“Flipped Classroom” Poses Challenges for Some Professors

DYSTOPIA–The “flipped classroom” concept popular with education “experts” definitely presents some challenges for self-described “traditionalists” such as Asst. Prof. Dorothea “Dottie” Paynter, who teaches art history.

For those unfamiliar with the concept “flipping the classroom” refers to an arrangement in which activities formerly done in class, such as lecture and discussion, are completed by students at home or online, whereas activities formerly done as homework are now done during class time, usually in groups.

In the old days, Paynter said, she would use class time to show students slides of important works of art and share with them the vast knowledge of art she has accumulated through decades of study, helping them understand ideas and contexts and technical aspects of the works that the students would be unlikely to discover on their own because of their limited experience with the study of art.

In the “flipped” model that she has been “strongly encouraged” by her department chair to implement, she now asks students to “look at a lot of pictures they don’t understand” in ArtStor (an online database of images) and post “uninformed and misguided” responses on an online discussion board.

During class, students now do “a lot of collaborative finger-painting,” and she is often unsure of the role she’s supposed to play as their instructor, noting that “critiquing collaborative finger-painting doesn’t seem to accomplish much.”

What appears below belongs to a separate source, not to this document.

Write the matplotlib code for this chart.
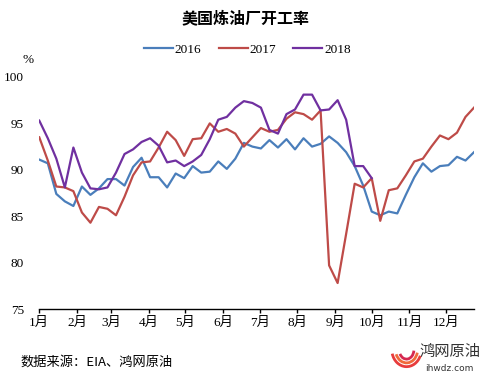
import matplotlib
matplotlib.use('Agg')
import matplotlib.pyplot as plt
from matplotlib.patches import Arc

plt.rcParams['font.family'] = ['Liberation Serif', 'Noto Sans CJK SC']

# weekly US refinery utilization (%)
rate_2016 = [91.1, 90.7, 87.4, 86.6, 86.1, 88.2, 87.3, 88.0, 89.0, 89.0,
             88.3, 90.3, 91.3, 89.2, 89.2, 88.1, 89.6, 89.1, 90.4, 89.7,
             89.8, 90.9, 90.1, 91.2, 92.9, 92.5, 92.3, 93.2, 92.4, 93.3,
             92.2, 93.4, 92.5, 92.8, 93.6, 92.9, 91.9, 90.4, 88.3, 85.5,
             85.1, 85.5, 85.3, 87.3, 89.2, 90.7, 89.8, 90.4, 90.5, 91.4,
             91.0, 91.9]
rate_2017 = [93.5, 91.0, 88.2, 88.1, 87.7, 85.4, 84.3, 86.0, 85.8, 85.1,
             87.1, 89.4, 90.8, 90.9, 92.4, 94.1, 93.2, 91.5, 93.3, 93.4,
             95.0, 94.1, 94.4, 93.9, 92.5, 93.5, 94.5, 94.1, 94.3, 95.5,
             96.2, 96.0, 95.4, 96.4, 79.7, 77.8, 83.1, 88.5, 88.1, 89.1,
             84.5, 87.8, 88.0, 89.4, 90.9, 91.2, 92.5, 93.7, 93.3, 94.0,
             95.7, 96.7]
rate_2018 = [95.3, 93.4, 91.2, 88.1, 92.4, 89.7, 88.0, 87.9, 88.1, 89.7,
             91.7, 92.2, 93.0, 93.4, 92.6, 90.8, 91.0, 90.4, 90.9, 91.6,
             93.3, 95.4, 95.7, 96.7, 97.4, 97.2, 96.7, 94.3, 93.9, 96.0,
             96.5, 98.1, 98.1, 96.4, 96.5, 97.5, 95.4, 90.4, 90.4, 89.1]

series_names = ['2016', '2017', '2018']
series_colors = ['#4a7ebb', '#be4b48', '#7030a0']

# first day of each month (day of year), weekly x axis
month_start_days = [0, 31, 59, 90, 120, 151, 181, 212, 243, 273, 304, 334]
month_labels = ['1月', '2月', '3月', '4月', '5月', '6月',
                '7月', '8月', '9月', '10月', '11月', '12月']

fig = plt.figure(figsize=(4.91, 3.78), dpi=100)
ax = fig.add_axes([0.080, 0.1825, 0.8854, 0.6138])

for name, vals, col in zip(series_names, [rate_2016, rate_2017, rate_2018], series_colors):
    ax.plot(range(len(vals)), vals, color=col, lw=1.6, label=name)

ax.set_xlim(0, 51)
ax.set_ylim(75, 100)
ax.set_yticks([75, 80, 85, 90, 95, 100])
ax.set_xticks([d / 7 for d in month_start_days])
ax.set_xticklabels(month_labels)

for s in ['top', 'right', 'left']:
    ax.spines[s].set_visible(False)
ax.spines['bottom'].set_linewidth(1.0)
ax.tick_params(axis='y', length=0, pad=11, labelsize=9.5)
ax.tick_params(axis='x', length=3, width=1.0, pad=3, labelsize=9.5)

fig.text(0.5, 0.952, '美国炼油厂开工率', ha='center', va='center',
         fontsize=11.5, fontweight='bold', family=['Noto Sans CJK SC'])
fig.text(0.057, 0.841, '%', ha='center', va='center', fontsize=9.5)

fig.legend(loc='center', bbox_to_anchor=(0.504, 0.868), ncol=3, frameon=False,
           fontsize=9.5, handlelength=2.2, handletextpad=0.15, columnspacing=1.3)

fig.text(0.041, 0.042, '数据来源：EIA、鸿网原油', ha='left', va='center',
         fontsize=9.5, family=['Noto Sans CJK SC'])

# logo
fig.text(0.855, 0.069, '鸿网原油', ha='left', va='center', fontsize=11,
         family=['Noto Sans CJK SC'], color='#333333')
fig.text(0.866, 0.026, 'ihwdz.com', ha='left', va='center', fontsize=6.5,
         family=['DejaVu Sans'], color='#333333')
for w, h, t1, t2, c in [(0.06, 0.09, 200, 330, '#e83c3c'),
                        (0.045, 0.07, 210, 340, '#f06a3a'),
                        (0.03, 0.05, 220, 350, '#d62850')]:
    fig.add_artist(Arc((0.828, 0.075), w, h, theta1=t1, theta2=t2,
                       color=c, lw=2.0, transform=fig.transFigure))

fig.savefig('out.png', dpi=100)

The students did, however, produce some “interesting” attempts to replicate 14th-century religious paintings in “the rather different medium of finger-painting,”  she concedes, but the pointillism exercise in Business and STEM Art History II turned into “a game of Twister gone horribly, horribly wrong.”

“At this point, I don’t even care if they learned anything; I just hope no criminal charges will be filed,” she added.